Assim, em suas viagens pelo Caminho Novo, fosse para cumprir suas tarefas militares, fosse para tratar de assuntos ligados à Inconfidência, Tiradentes costumava repousar no sítio da Varginha (Queluz de Minas) e no sítio de Cebolas (hoje distrito de Paraíba do Sul). Do mesmo modo, ao atravessar a Variante do Caminho Novo, construída por Bernardo Soares de Proença, é provável que se hospedasse em Correias, único local ao longo do citado caminho que, na época, oferecia condições satisfatórias de hospedagem.

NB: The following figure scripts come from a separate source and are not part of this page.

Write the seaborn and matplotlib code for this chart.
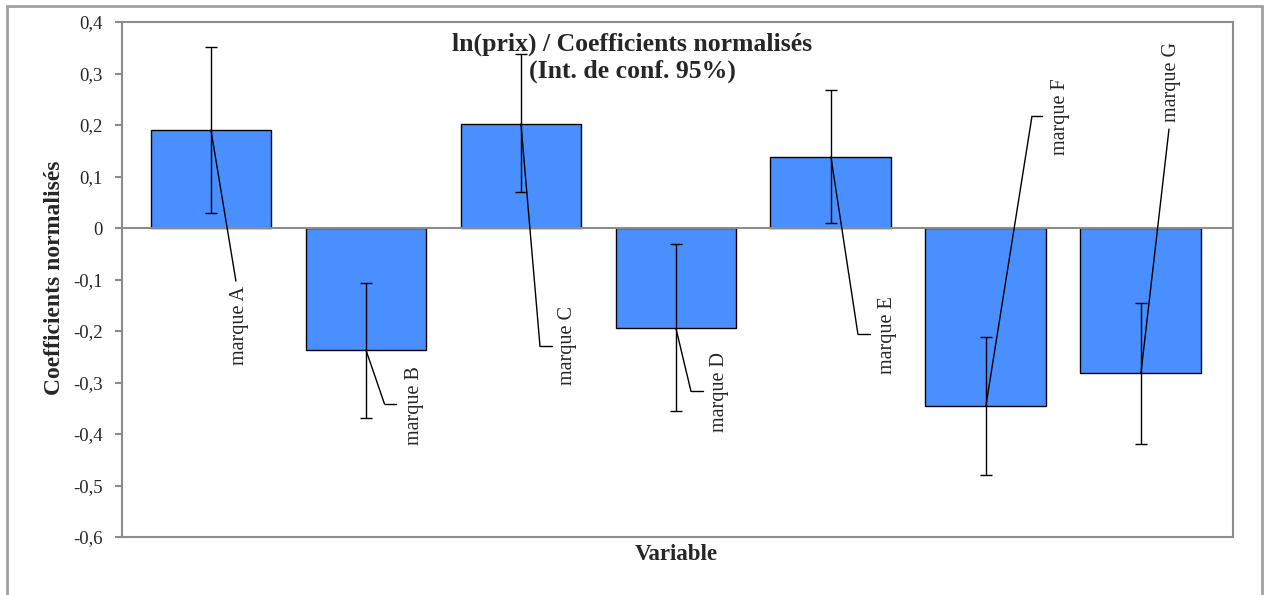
import matplotlib
matplotlib.use("Agg")
import numpy as np
import matplotlib.pyplot as plt
import seaborn as sns
from matplotlib.patches import Rectangle
from matplotlib.ticker import FuncFormatter

# values
brands = ["marque A", "marque B", "marque C", "marque D", "marque E", "marque F", "marque G"]
coefs = [0.190, -0.237, 0.202, -0.195, 0.138, -0.345, -0.282]
ci_low = [0.030, -0.368, 0.070, -0.355, 0.010, -0.479, -0.419]
ci_high = [0.351, -0.107, 0.338, -0.031, 0.268, -0.211, -0.146]

# label layout (offset from bar centre, in category units / data units)
lead_dx = [0.161, 0.120, 0.123, 0.097, 0.174, 0.297, 0.181]
lead_y = [-0.103, -0.342, -0.230, -0.317, -0.206, 0.217, 0.192]
hook_dx = [None, 0.194, 0.200, 0.174, 0.252, 0.361, None]
text_dx = [0.181, 0.313, 0.303, 0.284, 0.368, 0.484, 0.194]
text_y = [-0.113, -0.344, -0.229, -0.318, -0.208, 0.217, 0.206]
text_va = ["top", "center", "center", "center", "center", "center", "bottom"]

sns.set_style("white")
plt.rcParams["font.family"] = ["Liberation Serif", "DejaVu Serif"]

W, H = 1264, 595
fig = plt.figure(figsize=(W / 100, H / 100), dpi=100)
ax = fig.add_axes([122 / W, 1 - 537 / H, (1233 - 122) / W, (537 - 22) / H])

sns.barplot(x=brands, y=coefs, color="#4a8fff", saturation=1, edgecolor="black",
            linewidth=1, width=0.78, errorbar=None, ax=ax, zorder=2)

xs = np.arange(len(brands))
c = np.array(coefs)
ax.errorbar(xs, c, yerr=[c - np.array(ci_low), np.array(ci_high) - c], fmt="none",
            ecolor="black", elinewidth=1, capsize=4, capthick=1, zorder=4)

ax.axhline(0, color="#8c8c8c", lw=1.5, zorder=3)

# data labels with leader lines
for i, name in enumerate(brands):
    x0, y0 = xs[i], coefs[i]
    x1, y1 = xs[i] + lead_dx[i], lead_y[i]
    ax.plot([x0, x1], [y0, y1], color="black", lw=1, zorder=5)
    if hook_dx[i] is not None:
        ax.plot([x1, xs[i] + hook_dx[i]], [y1, y1], color="black", lw=1, zorder=5)
    ax.text(xs[i] + text_dx[i], text_y[i], name, rotation=90, ha="center",
            va=text_va[i], fontsize=14.5, zorder=6)

ax.set_ylim(-0.6, 0.4)
ax.set_yticks(np.arange(-0.6, 0.41, 0.1))
ax.yaxis.set_major_formatter(FuncFormatter(
    lambda v, p: "0" if abs(v) < 1e-9 else f"{v:.1f}".replace(".", ",")))
ax.set_xlim(-0.574, 6.594)
ax.set_xticks([])
ax.set_xlabel("")
ax.set_ylabel("")
for s in ax.spines.values():
    s.set_color("#8c8c8c")
    s.set_linewidth(1.5)
ax.tick_params(axis="y", direction="out", length=5, width=1.5, color="#8c8c8c",
               labelsize=13.5, pad=9, left=True)

fig.text(0.5, 1 - 33 / H, "ln(prix) / Coefficients normalisés\n(Int. de conf. 95%)",
         ha="center", va="top", fontsize=18.5, fontweight="bold", linespacing=1.2)
fig.text(55 / W, 1 - 278 / H, "Coefficients normalisés", rotation=90, ha="center",
         va="center", fontsize=17, fontweight="bold")
fig.text(676 / W, 1 - 555 / H, "Variable", ha="center", va="center",
         fontsize=16.5, fontweight="bold")

fig.patches.append(Rectangle((7 / W, -0.02), (1262 - 7) / W, 1.02 - 6 / H,
                             transform=fig.transFigure, fill=False,
                             edgecolor="#a0a0a0", lw=2))

fig.savefig("out.png", dpi=100)
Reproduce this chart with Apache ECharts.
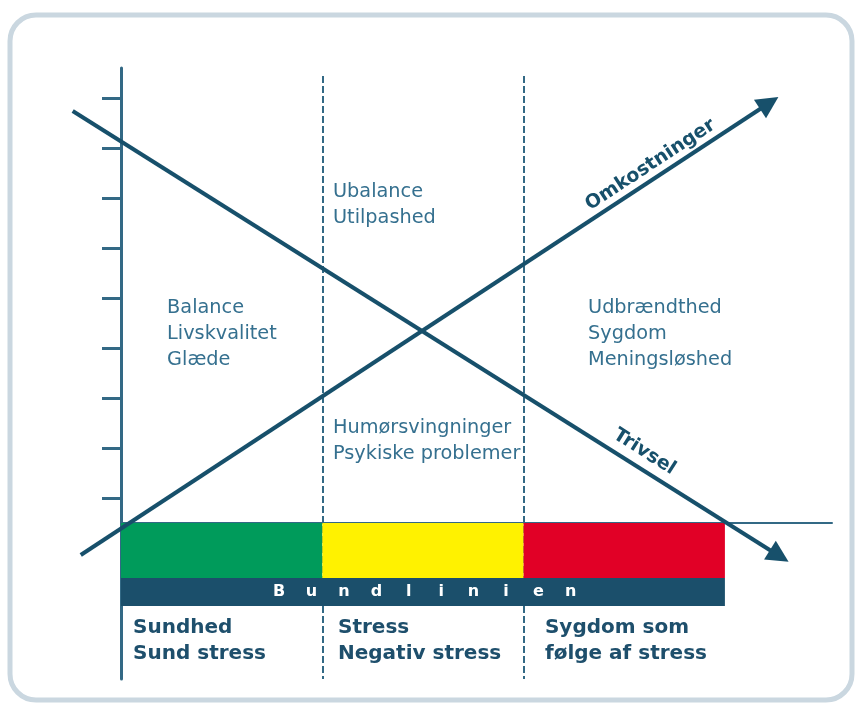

Ali ficava localizada a casa do Padre Correia, descrita pelo viajante austríaco Emannuel Pohl, em 1818, do seguinte modo: “à entrada, um terreiro de seus 300 pés de comprimento e outros tantos de largura, formava um quadrado; duas gameleiras (figueiras) bravas de invulgar altura e espessura, chamavam à atenção dos viajantes. Para traz estavam as espaçosas senzalas e afinal o edifício principal fronteiro à casa térrea, sobre o comprido, para hospedagem dos viajantes. Ao sul notava-se espaçoso rancho” (2).
(2) POHL, Emannuel J. Visitantes Estrangeiros de Petrópolis. Tipografia Ipiranga, Petrópolis, 1942.
Com relação às citadas figueiras, formou-se segundo nos informa o saudoso historiador Antônio Machado “a lenda de que numa das famosas árvores, estivera preso, de pulsos nas algemas, o precursor da Independência quando seguia escoltado para o local do patíbulo…” (3).
(3) MACHADO, Antônio. Tiradentes e Petrópolis. Tribuna de Petrópolis, 21 de abril de 1946.
Entretanto, o próprio Antônio Machado concluiu ter sido isto impossível, já que Tiradentes foi preso no Rio de Janeiro e lá, depois de longo julgamento enforcado.
Sabe-se, contudo, que após a prisão dos inconfidentes em Minas Gerais foram os mesmos enviados acorrentados ao Rio de Janeiro. O fato inclusive foi registrado pelo pintor Antônio Parreiras, num quadro de sua autoria, intitulado “Jornada dos Mártires”, que se encontra no Museu Mariano Procópio. Sabe-se, também, que após o enforcamento e esquartejamento de Tiradentes foram seus despojos metidos em salmoura e conduzidos do Rio de Janeiro, em grandes sacos de couro, por oficiais da justiça até Paraibuna, onde começava a jurisdição do governador de Minas, quando então foram pregados em postes altos para que o tempo os consumisse.
Acreditamos que aos troncos das lendárias figueiras podem ter pernoitado acorrentados os companheiros do mártir da liberdade do Brasil, ou, quem sabe, os sacos de couro contendo os restos mortais do paladino da liberdade. Do contrário, como explicar o fato da recordação do episódio, embora com distorções, ter permanecido por tanto tempo na alma popular?
Tal fato levou Humberto de Campos a escrever na Tribuna de Petrópolis, de 21 de setembro de 1938, inspirado artigo, no qual afirma “que as árvores tem alma, como as criaturas humanas” e reportando-se ao acontecido à sombra daquelas figueiras, indaga: “Quem sabe, se as lendas sobre Tiradentes não foram sussurradas aos homens pela figueiras, as quais, com essa mentira, quiseram, apenas, ver-se respeitadas pelo machado sacrílego dos antigos lenhadores da serra? ” (4).
(4) CAMPOS, Humberto de. As árvores tem alma. Jornal de Petrópolis, 21 de setembro de 1938.